おそらくクッツェーは芸術至上主義への熱狂に身を浸しつつも、『地獄変』的な、芸術が現実を浸していく事象と距離を置こうとしている。

 

ところが、終章の「門前にて」ではうって変わって文学の意味が湧き出てくる。冥界の門に辿り着いたコステロが審判官達とカフカエスクなやりとりをする中で、「なぜ書くのか」についてのある境地を見出していく。

コステロは、歴史上の罪についての問いかけにすら、殺された者だけでなく殺した者の苦しみをも代弁すべきだと言って、「信念」を相対化する。
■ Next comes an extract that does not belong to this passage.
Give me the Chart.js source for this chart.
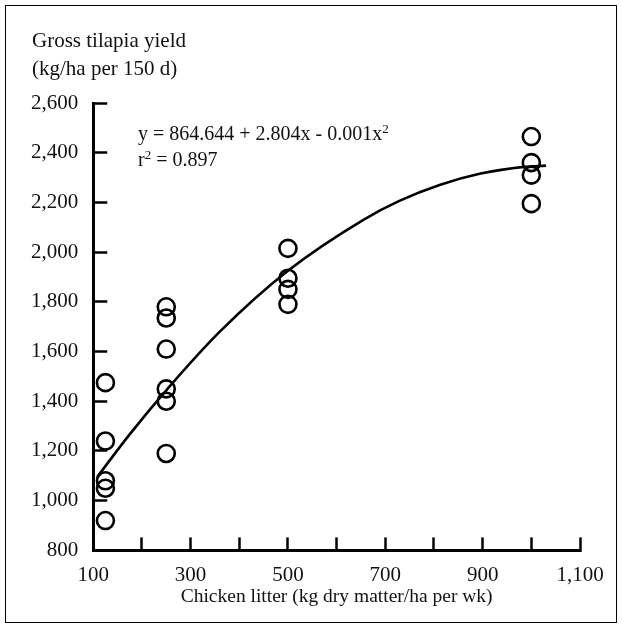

「目に見えざる者の秘書」として耳に聞こえるものを書き、そのまっとうさを試し、正しく聞き取れたか確かめようちしてきたのだ、と。

これは「悪の問題」で突き出した芸術と倫理の関係と矛盾するのか?それとも重なるのか?

コステロは、「目に見えざる者」の声を正しく聞き取ろうとしている。正しく聞き取る中で、そこに内在する(或いは、内在しない)倫理を問わざるを得ないかもしれない。

そういう意味では、「悪の問題」に引き続いた問題意識といえよう。

1回目の審判は、一元的な信念を求める審判官と、信念を持たない事こそ信念だと譲らないコステロの主張が噛み合わず、結論が出ない。

次の審判までの間、コステロは自らの所業を振り返る。自分は芸術的信仰など見当たらず、ある時期ある場所にいた人々がどう生きたという事を、明瞭に綴ってきたのだと。

2回目の審判、雨季と乾季を繰り返す故郷の大河、雨季の夜の蛙達の蝉しぐれのような声をコステロは追憶する。本編の最も感動的な場面である。

しかし審判官達は、前回は信念を相対化したコステロが、今回は生命を信じている事の矛盾をつく。

2回目の審判を終えたコステロは、自分を支えてきたものは信念beliefではなく忠誠fidelityだった事に気づく。 言うまでもなく、目に見えざるものへの、オデュッセイアの寓話の中で生贄となる牡羊への、乾季に土の中で仮死状態になり、雨季に生命を謳歌する蛙たちへの忠誠である。

 

翻って、読者である私には「そこ」にいる全ての一人ひとりが問題であり、「そこ」にいて掻き消される無数の人々の声を、なおも聴こうとしている。 それはコステロと同じく信念というよりは全ての一人ひとりに対する忠誠であると言ってもよい。